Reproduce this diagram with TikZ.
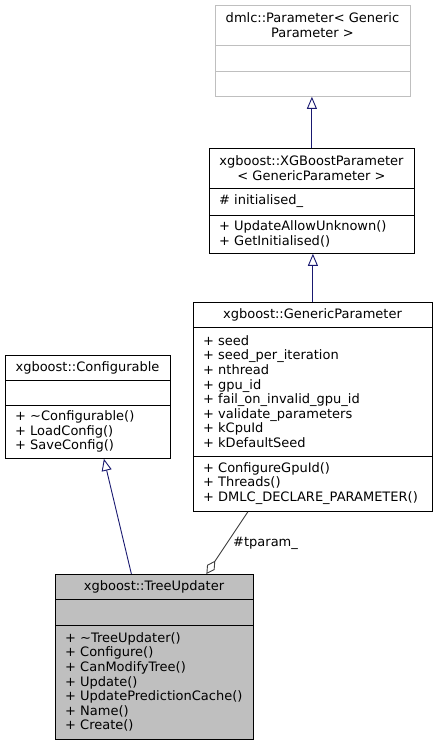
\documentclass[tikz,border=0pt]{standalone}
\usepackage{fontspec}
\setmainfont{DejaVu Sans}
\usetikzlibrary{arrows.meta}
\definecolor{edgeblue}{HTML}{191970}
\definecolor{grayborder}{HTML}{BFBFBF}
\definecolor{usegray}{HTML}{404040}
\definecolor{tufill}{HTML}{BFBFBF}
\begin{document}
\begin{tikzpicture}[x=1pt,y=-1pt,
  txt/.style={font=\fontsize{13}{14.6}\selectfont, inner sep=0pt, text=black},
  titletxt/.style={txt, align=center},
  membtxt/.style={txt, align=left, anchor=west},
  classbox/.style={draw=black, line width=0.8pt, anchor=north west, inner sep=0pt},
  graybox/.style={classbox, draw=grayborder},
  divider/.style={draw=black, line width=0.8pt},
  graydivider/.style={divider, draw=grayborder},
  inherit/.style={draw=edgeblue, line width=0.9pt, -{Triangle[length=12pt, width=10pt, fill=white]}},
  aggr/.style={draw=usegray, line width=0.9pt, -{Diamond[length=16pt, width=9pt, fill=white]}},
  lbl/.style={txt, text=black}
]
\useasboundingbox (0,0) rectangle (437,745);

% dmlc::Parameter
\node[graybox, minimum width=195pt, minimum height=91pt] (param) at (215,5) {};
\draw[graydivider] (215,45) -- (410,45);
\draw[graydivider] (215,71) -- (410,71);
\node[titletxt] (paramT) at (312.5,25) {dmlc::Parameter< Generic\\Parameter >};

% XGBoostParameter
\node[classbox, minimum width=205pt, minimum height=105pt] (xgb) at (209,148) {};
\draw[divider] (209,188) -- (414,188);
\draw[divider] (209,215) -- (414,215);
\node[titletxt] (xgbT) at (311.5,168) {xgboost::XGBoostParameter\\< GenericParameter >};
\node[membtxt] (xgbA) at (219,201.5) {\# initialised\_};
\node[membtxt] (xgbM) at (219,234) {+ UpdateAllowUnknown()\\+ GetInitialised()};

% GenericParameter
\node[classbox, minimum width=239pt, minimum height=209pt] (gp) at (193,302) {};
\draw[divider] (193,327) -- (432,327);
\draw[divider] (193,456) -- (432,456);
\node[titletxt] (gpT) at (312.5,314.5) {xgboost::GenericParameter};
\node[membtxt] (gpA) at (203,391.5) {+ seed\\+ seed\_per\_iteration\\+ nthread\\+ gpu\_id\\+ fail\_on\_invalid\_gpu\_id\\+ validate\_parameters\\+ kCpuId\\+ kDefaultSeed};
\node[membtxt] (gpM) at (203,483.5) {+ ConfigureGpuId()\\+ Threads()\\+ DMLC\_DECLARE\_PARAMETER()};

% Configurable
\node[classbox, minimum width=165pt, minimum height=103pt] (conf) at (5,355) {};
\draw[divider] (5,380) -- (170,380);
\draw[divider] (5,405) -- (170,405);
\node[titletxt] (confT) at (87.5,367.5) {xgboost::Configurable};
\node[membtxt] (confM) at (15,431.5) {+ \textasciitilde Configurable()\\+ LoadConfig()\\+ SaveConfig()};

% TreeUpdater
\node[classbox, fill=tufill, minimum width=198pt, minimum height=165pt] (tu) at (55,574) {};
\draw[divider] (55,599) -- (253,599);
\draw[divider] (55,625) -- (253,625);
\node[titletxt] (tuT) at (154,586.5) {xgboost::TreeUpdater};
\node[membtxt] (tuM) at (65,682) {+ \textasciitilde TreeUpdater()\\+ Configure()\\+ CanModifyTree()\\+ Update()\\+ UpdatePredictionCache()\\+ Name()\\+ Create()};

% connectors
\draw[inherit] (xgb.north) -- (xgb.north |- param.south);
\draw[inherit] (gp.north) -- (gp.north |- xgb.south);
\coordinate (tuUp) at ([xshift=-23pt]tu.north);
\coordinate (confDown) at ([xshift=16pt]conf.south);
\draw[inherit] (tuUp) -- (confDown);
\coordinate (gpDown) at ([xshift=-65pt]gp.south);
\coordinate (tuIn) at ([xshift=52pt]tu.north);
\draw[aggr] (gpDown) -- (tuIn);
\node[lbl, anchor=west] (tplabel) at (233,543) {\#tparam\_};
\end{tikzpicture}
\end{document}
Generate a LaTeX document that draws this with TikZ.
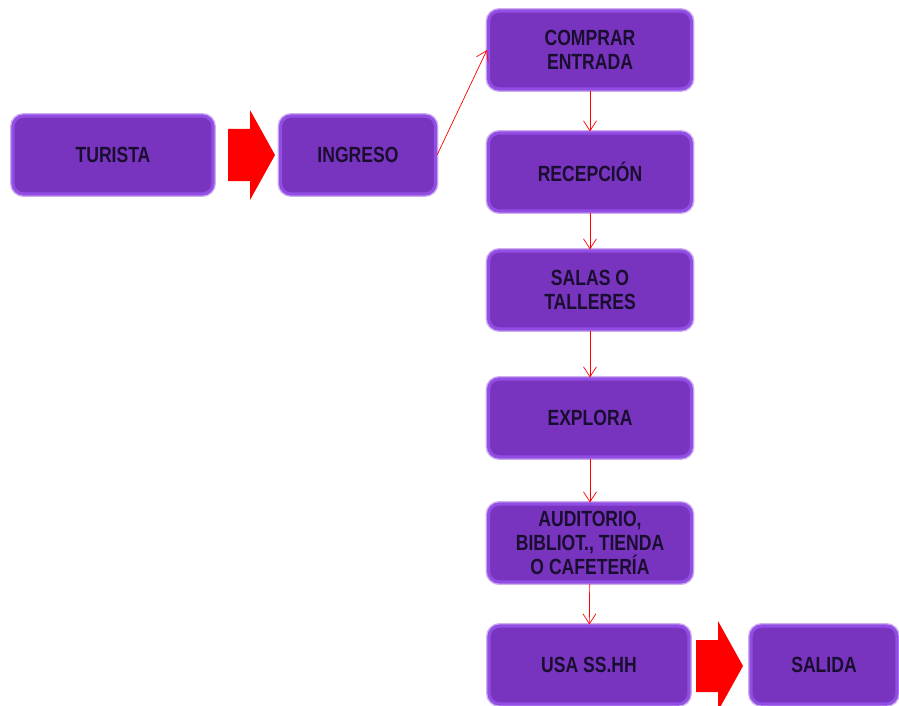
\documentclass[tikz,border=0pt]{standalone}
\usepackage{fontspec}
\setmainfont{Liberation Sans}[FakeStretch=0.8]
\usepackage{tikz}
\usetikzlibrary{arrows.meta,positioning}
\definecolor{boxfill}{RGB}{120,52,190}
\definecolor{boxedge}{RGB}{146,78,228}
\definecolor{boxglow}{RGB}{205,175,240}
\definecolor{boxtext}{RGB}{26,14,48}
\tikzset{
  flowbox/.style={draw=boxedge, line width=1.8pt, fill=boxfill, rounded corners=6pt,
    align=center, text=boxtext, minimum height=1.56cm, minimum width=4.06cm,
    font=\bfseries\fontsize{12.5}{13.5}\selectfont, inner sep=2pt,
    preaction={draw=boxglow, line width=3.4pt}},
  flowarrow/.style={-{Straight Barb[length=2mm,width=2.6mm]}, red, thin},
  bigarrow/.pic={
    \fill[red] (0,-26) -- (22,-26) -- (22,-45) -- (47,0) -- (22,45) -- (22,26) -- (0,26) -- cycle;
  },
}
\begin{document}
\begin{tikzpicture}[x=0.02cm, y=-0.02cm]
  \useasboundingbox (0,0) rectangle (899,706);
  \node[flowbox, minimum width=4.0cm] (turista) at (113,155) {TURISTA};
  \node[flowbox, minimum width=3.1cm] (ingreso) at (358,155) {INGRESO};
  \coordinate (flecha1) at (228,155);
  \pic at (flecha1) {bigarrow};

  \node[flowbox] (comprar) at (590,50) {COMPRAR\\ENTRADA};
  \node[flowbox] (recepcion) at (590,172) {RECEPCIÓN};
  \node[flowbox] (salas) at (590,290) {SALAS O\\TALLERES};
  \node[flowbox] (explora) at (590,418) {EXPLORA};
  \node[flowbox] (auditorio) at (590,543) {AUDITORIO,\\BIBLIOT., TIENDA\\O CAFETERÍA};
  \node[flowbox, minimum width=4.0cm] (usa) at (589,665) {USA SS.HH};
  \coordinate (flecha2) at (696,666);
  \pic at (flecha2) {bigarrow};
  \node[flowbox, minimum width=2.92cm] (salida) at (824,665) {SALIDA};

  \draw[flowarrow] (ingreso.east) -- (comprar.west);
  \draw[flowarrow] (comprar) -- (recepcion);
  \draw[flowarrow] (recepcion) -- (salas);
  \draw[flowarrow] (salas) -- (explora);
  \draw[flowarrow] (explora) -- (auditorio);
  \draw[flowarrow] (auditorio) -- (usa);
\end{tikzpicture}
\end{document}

▸ **STATED EXERCISE**:
Transcribe the lines between the one holding "Generate a LaTeX" and the one holding "minimum width=2.92cm] (salida)", inclusive, and leave out any pictures.

▸ **SOLVED EXERCISE**:
Generate a LaTeX document that draws this with TikZ.
\documentclass[tikz,border=0pt]{standalone}
\usepackage{fontspec}
\setmainfont{Liberation Sans}[FakeStretch=0.8]
\usepackage{tikz}
\usetikzlibrary{arrows.meta,positioning}
\definecolor{boxfill}{RGB}{120,52,190}
\definecolor{boxedge}{RGB}{146,78,228}
\definecolor{boxglow}{RGB}{205,175,240}
\definecolor{boxtext}{RGB}{26,14,48}
\tikzset{
  flowbox/.style={draw=boxedge, line width=1.8pt, fill=boxfill, rounded corners=6pt,
    align=center, text=boxtext, minimum height=1.56cm, minimum width=4.06cm,
    font=\bfseries\fontsize{12.5}{13.5}\selectfont, inner sep=2pt,
    preaction={draw=boxglow, line width=3.4pt}},
  flowarrow/.style={-{Straight Barb[length=2mm,width=2.6mm]}, red, thin},
  bigarrow/.pic={
    \fill[red] (0,-26) -- (22,-26) -- (22,-45) -- (47,0) -- (22,45) -- (22,26) -- (0,26) -- cycle;
  },
}
\begin{document}
\begin{tikzpicture}[x=0.02cm, y=-0.02cm]
  \useasboundingbox (0,0) rectangle (899,706);
  \node[flowbox, minimum width=4.0cm] (turista) at (113,155) {TURISTA};
  \node[flowbox, minimum width=3.1cm] (ingreso) at (358,155) {INGRESO};
  \coordinate (flecha1) at (228,155);
  \pic at (flecha1) {bigarrow};

  \node[flowbox] (comprar) at (590,50) {COMPRAR\\ENTRADA};
  \node[flowbox] (recepcion) at (590,172) {RECEPCIÓN};
  \node[flowbox] (salas) at (590,290) {SALAS O\\TALLERES};
  \node[flowbox] (explora) at (590,418) {EXPLORA};
  \node[flowbox] (auditorio) at (590,543) {AUDITORIO,\\BIBLIOT., TIENDA\\O CAFETERÍA};
  \node[flowbox, minimum width=4.0cm] (usa) at (589,665) {USA SS.HH};
  \coordinate (flecha2) at (696,666);
  \pic at (flecha2) {bigarrow};
  \node[flowbox, minimum width=2.92cm] (salida) at (824,665) {SALIDA};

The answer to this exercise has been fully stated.